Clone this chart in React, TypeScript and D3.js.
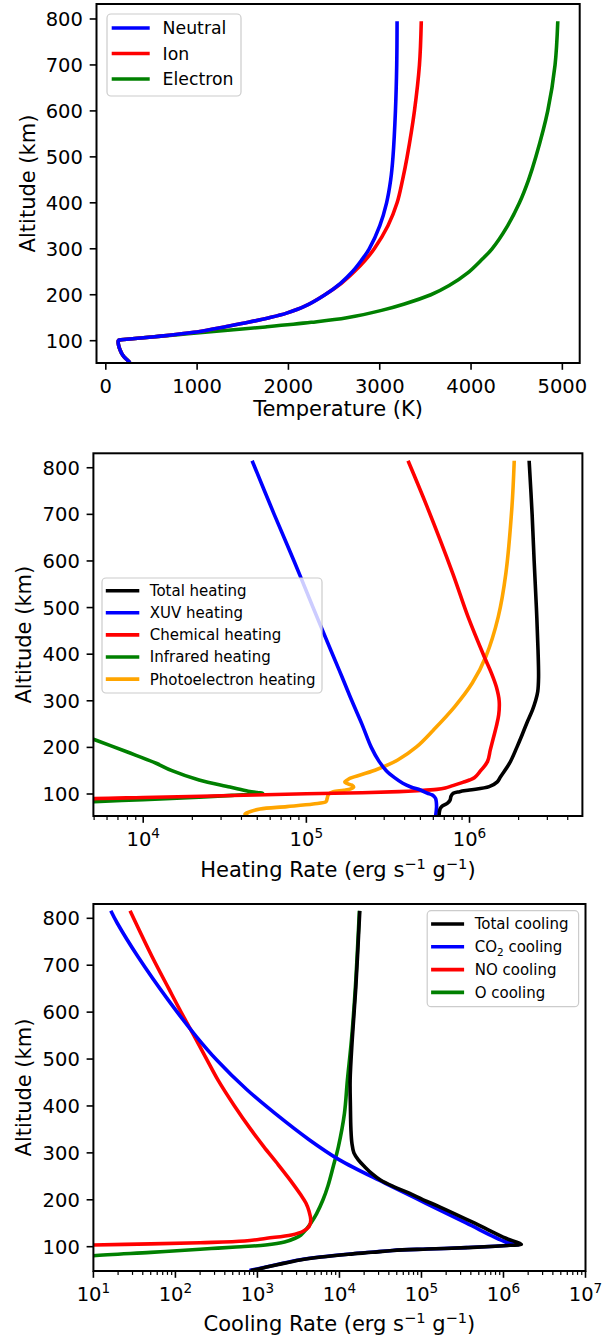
import * as React from 'react';
import * as d3 from 'd3';

type Pt = [number, number]; // [altitude (km), value]

// ---- panel 1: temperatures (K)
const neutralTemp: Pt[] = [
  [52, 265], [58, 235], [65, 200], [72, 175], [80, 156], [90, 140], [97, 135],
  [100, 137], [101.5, 150], [103, 230], [106, 380], [110, 600], [115, 830],
  [120, 1030], [130, 1300], [140, 1560], [150, 1790], [160, 1980], [175, 2180],
  [200, 2400], [225, 2570], [250, 2700], [275, 2800], [300, 2885], [350, 3000],
  [400, 3075], [450, 3120], [500, 3145], [600, 3172], [700, 3186], [795, 3190],
];
const ionTemp: Pt[] = [
  [52, 265], [58, 235], [65, 200], [72, 175], [80, 156], [90, 140], [97, 135],
  [100, 137], [101.5, 150], [103, 230], [106, 380], [110, 600], [115, 830],
  [120, 1030], [130, 1300], [140, 1560], [150, 1790], [160, 1980], [175, 2180],
  [200, 2400], [225, 2580], [250, 2720], [275, 2840], [300, 2940], [350, 3090],
  [400, 3190], [450, 3250], [500, 3300], [600, 3380], [700, 3435], [795, 3455],
];
const electronTemp: Pt[] = [
  [52, 265], [58, 235], [65, 200], [72, 175], [80, 156], [90, 140], [97, 135],
  [100, 137], [101.5, 150], [103, 230], [106, 380], [110, 610], [115, 900],
  [120, 1180], [130, 1750], [140, 2250], [150, 2640], [166, 3020], [180, 3270],
  [200, 3560], [220, 3760], [247, 3960], [275, 4110], [300, 4230], [350, 4400],
  [400, 4530], [450, 4630], [500, 4710], [600, 4840], [700, 4920], [795, 4950],
];

// ---- panel 2: heating rates (erg s-1 g-1)
const totalHeat: Pt[] = [
  [53, 6.5e5], [68, 6.6e5], [73, 6.75e5], [80, 7.3e5], [87, 7.6e5], [95, 7.7e5],
  [101.5, 7.95e5], [105, 8.7e5], [108.6, 1.0e6], [115.7, 1.32e6], [126, 1.48e6],
  [137, 1.55e6], [166, 1.76e6], [200, 1.95e6], [225, 2.09e6], [253, 2.25e6],
  [280, 2.43e6], [300, 2.54e6], [320, 2.62e6], [350, 2.65e6], [409, 2.63e6],
  [500, 2.57e6], [600, 2.49e6], [700, 2.42e6], [815, 2.32e6],
];
const xuvHeat: Pt[] = [
  [53, 6.2e5], [73, 6.28e5], [90, 6.2e5], [95, 6.05e5], [98, 5.9e5], [102, 5.5e5],
  [108.6, 5.0e5], [115, 4.37e5], [123, 3.9e5], [135, 3.47e5], [150, 3.09e5],
  [170, 2.79e5], [200, 2.5e5], [250, 2.19e5], [300, 1.9e5], [352, 1.65e5],
  [409, 1.41e5], [500, 1.1e5], [600, 8.4e4], [700, 6.35e4], [815, 4.65e4],
];
const chemHeat: Pt[] = [
  [80, 1e3], [90, 5e3], [92.4, 1e4], [96.2, 3e4], [100.4, 1e5], [102.8, 2.2e5],
  [105, 3.7e5], [107, 4.8e5], [110, 6.3e5], [113, 7.1e5], [118, 7.9e5],
  [125, 9.1e5], [130, 1.0e6], [135, 1.07e6], [150, 1.17e6], [170, 1.29e6],
  [194, 1.34e6], [220, 1.4e6], [245, 1.46e6], [270, 1.51e6], [300, 1.52e6],
  [330, 1.46e6], [360, 1.36e6], [395, 1.23e6], [480, 9.8e5], [573, 7.9e5],
  [716, 5.5e5], [815, 4.2e5],
];
const irHeat: Pt[] = [
  [76, 2e3], [83.5, 5e3], [88, 1.0e4], [93, 2.2e4], [97, 3.5e4], [100, 4.8e4],
  [101.5, 5.4e4], [103, 5.0e4], [106, 4.4e4], [115, 3.4e4], [130, 2.2e4],
  [150, 1.5e4], [166, 1.2e4], [190, 8e3], [217, 5e3], [240, 3.3e3],
];
const photoHeat: Pt[] = [
  [53, 4.4e4], [57, 4.2e4], [62, 4.5e4], [68, 5.2e4], [73, 7.6e4], [78.5, 1.1e5],
  [83.5, 1.32e5], [90, 1.34e5], [97.9, 1.36e5], [102, 1.4e5], [105, 1.46e5],
  [108, 1.7e5], [111, 1.87e5], [115, 1.95e5], [119, 1.9e5], [123, 1.76e5],
  [126, 1.72e5], [130, 1.78e5], [134, 1.86e5], [151, 2.63e5], [173, 3.63e5],
  [201, 4.73e5], [237, 6.0e5], [287, 8.1e5], [338, 1.04e6], [395, 1.26e6],
  [480, 1.5e6], [573, 1.67e6], [716, 1.82e6], [815, 1.88e6],
];

// ---- panel 3: cooling rates (erg s-1 g-1)
const totalCool: Pt[] = [
  [49, 8.3e2], [55, 1.2e3], [62, 1.8e3], [71.6, 3.3e3], [78, 6.0e3], [84, 1.3e4],
  [88, 2.5e4], [92, 4.5e4], [95, 1.2e5], [98, 3.6e5], [101, 8e5], [103, 1.2e6],
  [105, 1.65e6], [110, 1.42e6], [118, 1.07e6], [150, 4.47e5], [185, 1.66e5],
  [200, 1.05e5], [214, 7.1e4], [228, 4.57e4], [242, 3.16e4], [255, 2.51e4],
  [270, 2.04e4], [285, 1.7e4], [300, 1.5e4], [320, 1.42e4], [350, 1.38e4],
  [400, 1.36e4], [455, 1.35e4], [540, 1.43e4], [650, 1.58e4], [816, 1.77e4],
];
const co2Cool: Pt[] = [
  [49, 8.0e2], [55, 1.15e3], [62, 1.75e3], [71.6, 3.2e3], [78, 5.8e3], [84, 1.25e4],
  [88, 2.4e4], [92, 4.4e4], [95, 1.15e5], [98, 3.5e5], [101, 7.8e5], [103, 1.15e6],
  [105, 1.55e6], [110.7, 1.05e6], [150, 3.55e5], [192, 1.15e5], [235, 3.63e4],
  [285, 1.0e4], [328, 4.27e3], [384, 1.64e3], [435, 7.4e2], [498, 3.19e2],
  [548, 1.8e2], [626, 81.5], [718, 35], [790, 19.5], [816, 16.3],
];
const noCool: Pt[] = [
  [100, 3], [103.6, 10], [106, 50], [108.5, 200], [112, 700], [118, 1.3e3],
  [125, 2.6e3], [133, 3.6e3], [143, 4.27e3], [157, 4.47e3], [175, 4.27e3],
  [193, 3.9e3], [210, 3.39e3], [242, 2.51e3], [280, 1.7e3], [313, 1.2e3],
  [350, 8.3e2], [400, 5.25e2], [455, 3.31e2], [500, 2.4e2], [548, 1.71e2],
  [590, 1.26e2], [650, 83], [718, 52], [816, 28],
];
const oCool: Pt[] = [
  [75, 5], [80.8, 10], [88, 50], [94.4, 200], [97, 3.3e2], [100, 6.3e2],
  [103.6, 1.26e3], [110, 2.14e3], [118, 2.88e3], [125, 3.39e3], [136, 3.89e3],
  [150, 4.47e3], [170, 5.25e3], [200, 6.3e3], [230, 7.25e3], [271, 8.4e3],
  [313, 9.7e3], [384, 1.15e4], [455, 1.25e4], [540, 1.4e4], [650, 1.56e4],
  [816, 1.75e4],
];

// ---- ticks
const altTicks = [100, 200, 300, 400, 500, 600, 700, 800];
const tempTicks = [0, 1000, 2000, 3000, 4000, 5000];
const heatTicks = [1e4, 1e5, 1e6];
const coolTicks = [1e1, 1e2, 1e3, 1e4, 1e5, 1e6, 1e7];

const FONT = '"DejaVu Sans", sans-serif';
const TICK_FS = 19.5;
const LABEL_FS = 21;
const SUP_FS = 13.6;

interface Series { label: React.ReactNode; color: string; data: Pt[] }
interface LegendCfg {
  x: number; y: number; w: number; h: number;
  row0: number; rowStep: number; lineX: number; lineLen: number; textX: number; fs: number;
}
interface PanelProps {
  id: string;
  left: number; top: number; right: number; bottom: number;
  log: boolean;
  xDomain: [number, number];
  yDomain: [number, number];
  xTicks: number[];
  xLabel: React.ReactNode;
  xLabelDy: number;
  series: Series[];
  legend: LegendCfg;
}

function minorTicks(dom: [number, number]) {
  const out: number[] = [];
  const a = Math.floor(Math.log10(dom[0]));
  const b = Math.ceil(Math.log10(dom[1]));
  for (let e = a; e <= b; e++) {
    for (let k = 2; k <= 9; k++) {
      const v = k * Math.pow(10, e);
      if (v >= dom[0] && v <= dom[1]) out.push(v);
    }
  }
  return out;
}

function Panel(p: PanelProps) {
  const { left, top, right, bottom } = p;
  const x: (v: number) => number = p.log
    ? d3.scaleLog().domain(p.xDomain).range([left, right])
    : d3.scaleLinear().domain(p.xDomain).range([left, right]);
  const y = d3.scaleLinear().domain(p.yDomain).range([bottom, top]);
  const line = d3.line<Pt>().x((d) => x(d[1])).y((d) => y(d[0])).curve(d3.curveCatmullRom.alpha(0.5));
  const minors = p.log ? minorTicks(p.xDomain) : [];
  const clipId = `clip-${p.id}`;
  // legend order is the reverse of the drawing order
  const drawOrder = [...p.series].reverse();
  const lg = p.legend;

  return (
    <g>
      <defs>
        <clipPath id={clipId}>
          <rect x={left} y={top} width={right - left} height={bottom - top} />
        </clipPath>
      </defs>
      <g clipPath={`url(#${clipId})`}>
        {drawOrder.map((s, i) => (
          <path key={i} d={line(s.data) || ''} fill="none" stroke={s.color}
            strokeWidth={3.6} strokeLinejoin="round" strokeLinecap="butt" />
        ))}
      </g>
      <rect x={left} y={top} width={right - left} height={bottom - top}
        fill="none" stroke="#000" strokeWidth={2} />
      {/* y axis */}
      {altTicks.map((t) => (
        <g key={`y${t}`}>
          <line x1={left - 6.8} x2={left} y1={y(t)} y2={y(t)} stroke="#000" strokeWidth={1.6} />
          <text x={left - 13.6} y={y(t)} dy="0.36em" textAnchor="end" fontSize={TICK_FS}>{t}</text>
        </g>
      ))}
      <text transform={`translate(${left - 62},${(top + bottom) / 2}) rotate(-90)`}
        textAnchor="middle" fontSize={LABEL_FS}>Altitude (km)</text>
      {/* x axis */}
      {minors.map((t) => (
        <line key={`m${t}`} x1={x(t)} x2={x(t)} y1={bottom} y2={bottom + 3.9} stroke="#000" strokeWidth={1.2} />
      ))}
      {p.xTicks.map((t) => (
        <g key={`x${t}`}>
          <line x1={x(t)} x2={x(t)} y1={bottom} y2={bottom + 6.8} stroke="#000" strokeWidth={1.6} />
          {p.log ? (
            <text x={x(t)} y={bottom + 30} textAnchor="middle" fontSize={TICK_FS}>
              10<tspan fontSize={SUP_FS} dy={-8}>{Math.round(Math.log10(t))}</tspan>
            </text>
          ) : (
            <text x={x(t)} y={bottom + 30} textAnchor="middle" fontSize={TICK_FS}>{t}</text>
          )}
        </g>
      ))}
      <text x={(left + right) / 2} y={bottom + p.xLabelDy} textAnchor="middle" fontSize={LABEL_FS}>
        {p.xLabel}
      </text>
      {/* legend */}
      <rect x={lg.x} y={lg.y} width={lg.w} height={lg.h} rx={4} fill="#fff" fillOpacity={0.8}
        stroke="#cccccc" strokeWidth={1.2} />
      {p.series.map((s, i) => {
        const ry = lg.y + lg.row0 + i * lg.rowStep;
        return (
          <g key={`l${i}`}>
            <line x1={lg.x + lg.lineX} x2={lg.x + lg.lineX + lg.lineLen} y1={ry} y2={ry}
              stroke={s.color} strokeWidth={3.6} />
            <text x={lg.x + lg.textX} y={ry} dy="0.36em" fontSize={lg.fs}>{s.label}</text>
          </g>
        );
      })}
    </g>
  );
}

const rateLabel = (word: string) => (
  <>
    {`${word} Rate (erg s`}
    <tspan fontSize={SUP_FS + 1} dy={-8}>{'\u22121'}</tspan>
    <tspan dy={8}> g</tspan>
    <tspan fontSize={SUP_FS + 1} dy={-8}>{'\u22121'}</tspan>
    <tspan dy={8}>)</tspan>
  </>
);

export default function App() {
  return (
    <svg width={610} height={1341} fontFamily={FONT}
      style={{ position: 'absolute', left: 0, top: 0, background: '#fff' }}>
      <Panel id="temp" left={96.5} top={4} right={579.7} bottom={363}
        log={false} xDomain={[-102, 5190]} yDomain={[51.5, 832.6]}
        xTicks={tempTicks} xLabel="Temperature (K)" xLabelDy={53}
        series={[
          { label: 'Neutral', color: '#0000ff', data: neutralTemp },
          { label: 'Ion', color: '#ff0000', data: ionTemp },
          { label: 'Electron', color: '#008000', data: electronTemp },
        ]}
        legend={{ x: 107, y: 14, w: 134, h: 82, row0: 14, rowStep: 25.5, lineX: 4.7, lineLen: 38, textX: 55.6, fs: 17.3 }}
      />
      <Panel id="heat" left={93.4} top={453.3} right={582.4} bottom={816}
        log xDomain={[4.95e3, 4.92e6]} yDomain={[52.8, 831]}
        xTicks={heatTicks} xLabel={rateLabel('Heating')} xLabelDy={60.7}
        series={[
          { label: 'Total heating', color: '#000000', data: totalHeat },
          { label: 'XUV heating', color: '#0000ff', data: xuvHeat },
          { label: 'Chemical heating', color: '#ff0000', data: chemHeat },
          { label: 'Infrared heating', color: '#008000', data: irHeat },
          { label: 'Photoelectron heating', color: '#ffa500', data: photoHeat },
        ]}
        legend={{ x: 102, y: 578, w: 220, h: 115, row0: 12.7, rowStep: 22.1, lineX: 3.8, lineLen: 33.5, textX: 47.8, fs: 15 }}
      />
      <Panel id="cool" left={93.4} top={904} right={585.5} bottom={1271}
        log xDomain={[10, 1e7]} yDomain={[48.2, 830.5]}
        xTicks={coolTicks} xLabel={rateLabel('Cooling')} xLabelDy={59.7}
        series={[
          { label: 'Total cooling', color: '#000000', data: totalCool },
          { label: (<>CO<tspan fontSize={10.5} dy={4}>2</tspan><tspan dy={-4}> cooling</tspan></>), color: '#0000ff', data: co2Cool },
          { label: 'NO cooling', color: '#ff0000', data: noCool },
          { label: 'O cooling', color: '#008000', data: oCool },
        ]}
        legend={{ x: 427.2, y: 910.7, w: 151.4, h: 96, row0: 13.3, rowStep: 22.8, lineX: 3.9, lineLen: 33, textX: 47.5, fs: 15 }}
      />
    </svg>
  );
}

######

• **TASK INSTRUCTIONS**: Find the word "React" in the data and copy out each line where it turns up.

• **OUTPUT FOR THIS TASK**:
Clone this chart in React, TypeScript and D3.js.
import * as React from 'react';
interface Series { label: React.ReactNode; color: string; data: Pt[] }
  xLabel: React.ReactNode;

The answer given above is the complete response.